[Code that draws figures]
--

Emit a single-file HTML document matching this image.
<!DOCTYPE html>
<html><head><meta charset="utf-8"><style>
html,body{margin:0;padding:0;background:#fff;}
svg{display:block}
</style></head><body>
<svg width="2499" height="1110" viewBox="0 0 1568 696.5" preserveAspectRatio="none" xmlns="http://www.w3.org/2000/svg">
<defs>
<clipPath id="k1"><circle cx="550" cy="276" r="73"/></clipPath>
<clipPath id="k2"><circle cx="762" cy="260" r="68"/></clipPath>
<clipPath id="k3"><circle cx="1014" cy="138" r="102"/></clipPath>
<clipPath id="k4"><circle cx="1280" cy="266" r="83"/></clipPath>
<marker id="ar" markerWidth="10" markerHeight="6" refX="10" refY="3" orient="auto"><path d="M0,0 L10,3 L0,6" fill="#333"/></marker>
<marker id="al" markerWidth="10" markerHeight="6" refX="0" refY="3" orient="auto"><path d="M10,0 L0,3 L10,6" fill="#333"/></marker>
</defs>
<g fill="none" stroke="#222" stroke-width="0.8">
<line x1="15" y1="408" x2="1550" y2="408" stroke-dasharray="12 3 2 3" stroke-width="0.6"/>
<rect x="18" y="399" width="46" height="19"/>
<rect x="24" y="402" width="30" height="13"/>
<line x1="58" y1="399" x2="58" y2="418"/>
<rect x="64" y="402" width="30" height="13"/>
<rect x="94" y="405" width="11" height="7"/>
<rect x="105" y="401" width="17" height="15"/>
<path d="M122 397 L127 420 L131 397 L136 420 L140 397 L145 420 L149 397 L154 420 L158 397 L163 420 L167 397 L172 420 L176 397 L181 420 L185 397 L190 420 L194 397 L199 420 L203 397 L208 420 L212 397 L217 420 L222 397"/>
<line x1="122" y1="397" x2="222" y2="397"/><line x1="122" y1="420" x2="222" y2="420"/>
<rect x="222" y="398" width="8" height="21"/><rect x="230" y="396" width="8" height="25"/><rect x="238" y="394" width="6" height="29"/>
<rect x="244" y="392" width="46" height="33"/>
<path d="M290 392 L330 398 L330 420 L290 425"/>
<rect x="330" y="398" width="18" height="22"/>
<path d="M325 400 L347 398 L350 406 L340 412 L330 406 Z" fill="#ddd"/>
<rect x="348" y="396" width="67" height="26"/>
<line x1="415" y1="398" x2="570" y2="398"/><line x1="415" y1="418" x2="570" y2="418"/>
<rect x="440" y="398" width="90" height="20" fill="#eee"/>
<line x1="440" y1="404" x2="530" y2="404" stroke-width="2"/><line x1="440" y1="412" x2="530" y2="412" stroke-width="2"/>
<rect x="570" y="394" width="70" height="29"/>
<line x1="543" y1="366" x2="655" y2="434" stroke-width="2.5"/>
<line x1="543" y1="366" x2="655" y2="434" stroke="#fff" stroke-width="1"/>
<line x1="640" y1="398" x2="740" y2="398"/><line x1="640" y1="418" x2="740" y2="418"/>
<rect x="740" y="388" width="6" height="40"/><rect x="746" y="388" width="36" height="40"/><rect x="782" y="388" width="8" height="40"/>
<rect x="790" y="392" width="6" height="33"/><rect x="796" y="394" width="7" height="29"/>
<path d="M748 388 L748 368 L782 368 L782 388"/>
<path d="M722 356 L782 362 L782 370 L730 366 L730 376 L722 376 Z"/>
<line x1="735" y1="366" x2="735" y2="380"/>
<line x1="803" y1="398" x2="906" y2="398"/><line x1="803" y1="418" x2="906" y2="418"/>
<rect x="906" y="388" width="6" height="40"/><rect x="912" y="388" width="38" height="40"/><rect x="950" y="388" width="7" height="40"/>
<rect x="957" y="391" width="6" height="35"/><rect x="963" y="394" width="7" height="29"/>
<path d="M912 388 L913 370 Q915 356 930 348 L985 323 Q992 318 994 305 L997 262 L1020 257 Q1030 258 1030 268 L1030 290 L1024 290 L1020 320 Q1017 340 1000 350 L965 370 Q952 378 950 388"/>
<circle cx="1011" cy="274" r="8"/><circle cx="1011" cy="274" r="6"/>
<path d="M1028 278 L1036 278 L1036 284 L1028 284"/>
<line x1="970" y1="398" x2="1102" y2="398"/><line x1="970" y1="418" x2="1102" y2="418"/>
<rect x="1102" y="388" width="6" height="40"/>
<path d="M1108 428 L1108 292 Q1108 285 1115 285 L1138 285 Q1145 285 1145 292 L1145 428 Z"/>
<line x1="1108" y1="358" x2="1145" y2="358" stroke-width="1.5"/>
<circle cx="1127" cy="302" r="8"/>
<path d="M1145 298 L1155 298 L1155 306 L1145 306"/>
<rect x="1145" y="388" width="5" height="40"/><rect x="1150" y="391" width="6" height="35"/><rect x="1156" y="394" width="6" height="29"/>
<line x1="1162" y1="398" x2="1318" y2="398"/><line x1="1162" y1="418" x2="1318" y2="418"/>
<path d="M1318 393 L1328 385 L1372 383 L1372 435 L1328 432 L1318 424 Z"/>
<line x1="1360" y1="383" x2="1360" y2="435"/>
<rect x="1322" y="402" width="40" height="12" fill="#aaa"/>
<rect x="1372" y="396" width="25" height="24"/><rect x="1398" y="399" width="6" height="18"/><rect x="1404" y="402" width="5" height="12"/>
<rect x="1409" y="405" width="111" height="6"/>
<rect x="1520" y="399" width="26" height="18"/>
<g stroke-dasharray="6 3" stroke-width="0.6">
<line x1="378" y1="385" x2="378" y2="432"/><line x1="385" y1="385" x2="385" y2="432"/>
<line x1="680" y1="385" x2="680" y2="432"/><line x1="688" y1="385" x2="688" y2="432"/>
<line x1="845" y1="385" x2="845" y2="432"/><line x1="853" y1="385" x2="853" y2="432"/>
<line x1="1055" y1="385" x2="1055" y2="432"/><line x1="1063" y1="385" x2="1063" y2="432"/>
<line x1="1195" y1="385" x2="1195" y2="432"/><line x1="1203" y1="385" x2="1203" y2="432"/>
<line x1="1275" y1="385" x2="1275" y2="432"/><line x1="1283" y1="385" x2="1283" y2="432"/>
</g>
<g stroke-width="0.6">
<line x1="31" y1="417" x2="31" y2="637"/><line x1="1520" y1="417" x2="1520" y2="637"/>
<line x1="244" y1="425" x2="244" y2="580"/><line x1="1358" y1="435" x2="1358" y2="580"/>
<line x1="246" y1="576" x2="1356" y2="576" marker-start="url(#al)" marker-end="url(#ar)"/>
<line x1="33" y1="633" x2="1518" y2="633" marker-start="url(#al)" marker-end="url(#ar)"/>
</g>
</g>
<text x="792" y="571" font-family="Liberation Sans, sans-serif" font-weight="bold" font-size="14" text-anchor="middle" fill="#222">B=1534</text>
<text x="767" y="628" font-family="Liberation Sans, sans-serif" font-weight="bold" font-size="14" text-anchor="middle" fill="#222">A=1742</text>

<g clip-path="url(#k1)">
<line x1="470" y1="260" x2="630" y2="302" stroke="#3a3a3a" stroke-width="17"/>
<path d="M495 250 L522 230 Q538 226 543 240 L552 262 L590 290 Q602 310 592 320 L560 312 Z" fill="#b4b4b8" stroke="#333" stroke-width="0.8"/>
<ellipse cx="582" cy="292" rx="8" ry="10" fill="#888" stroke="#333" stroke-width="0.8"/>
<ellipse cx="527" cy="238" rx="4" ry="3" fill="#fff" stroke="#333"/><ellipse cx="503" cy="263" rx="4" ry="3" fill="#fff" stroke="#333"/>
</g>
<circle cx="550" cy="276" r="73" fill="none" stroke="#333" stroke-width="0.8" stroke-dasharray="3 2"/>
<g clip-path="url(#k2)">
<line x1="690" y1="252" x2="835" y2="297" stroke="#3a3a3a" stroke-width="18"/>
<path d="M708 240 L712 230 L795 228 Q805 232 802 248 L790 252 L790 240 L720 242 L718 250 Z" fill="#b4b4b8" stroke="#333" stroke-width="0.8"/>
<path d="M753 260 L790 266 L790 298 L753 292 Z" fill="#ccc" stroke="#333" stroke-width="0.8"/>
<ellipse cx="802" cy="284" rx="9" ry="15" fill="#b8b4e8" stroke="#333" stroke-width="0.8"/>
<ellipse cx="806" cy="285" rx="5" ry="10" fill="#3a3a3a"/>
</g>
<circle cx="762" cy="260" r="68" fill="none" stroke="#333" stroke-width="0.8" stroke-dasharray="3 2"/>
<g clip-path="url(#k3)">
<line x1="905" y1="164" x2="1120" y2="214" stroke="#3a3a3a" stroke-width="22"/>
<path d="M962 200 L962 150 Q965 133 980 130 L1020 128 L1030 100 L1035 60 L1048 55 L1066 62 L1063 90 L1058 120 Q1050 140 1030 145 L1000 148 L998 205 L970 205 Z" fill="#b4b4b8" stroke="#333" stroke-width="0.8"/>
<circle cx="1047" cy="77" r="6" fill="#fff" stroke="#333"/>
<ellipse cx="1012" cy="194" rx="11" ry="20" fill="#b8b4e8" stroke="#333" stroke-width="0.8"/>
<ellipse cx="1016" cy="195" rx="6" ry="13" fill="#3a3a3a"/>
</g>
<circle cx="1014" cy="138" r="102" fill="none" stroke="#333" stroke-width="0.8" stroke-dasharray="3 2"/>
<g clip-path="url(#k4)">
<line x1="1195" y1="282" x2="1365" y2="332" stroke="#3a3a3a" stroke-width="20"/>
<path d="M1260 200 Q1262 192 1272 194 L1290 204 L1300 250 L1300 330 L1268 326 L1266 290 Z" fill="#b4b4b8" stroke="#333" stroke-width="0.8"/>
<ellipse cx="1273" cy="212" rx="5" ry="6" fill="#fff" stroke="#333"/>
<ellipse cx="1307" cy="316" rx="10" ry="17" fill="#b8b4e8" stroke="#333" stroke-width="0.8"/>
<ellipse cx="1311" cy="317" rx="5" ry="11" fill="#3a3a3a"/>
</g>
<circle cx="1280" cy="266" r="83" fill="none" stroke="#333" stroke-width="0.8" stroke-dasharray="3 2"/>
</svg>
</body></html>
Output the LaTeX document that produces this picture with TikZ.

--

* [Task objective]: Write out every line of the listing that holds the word "this".

* [Correct result]:
Emit a single-file HTML document matching this image.
Output the LaTeX document that produces this picture with TikZ.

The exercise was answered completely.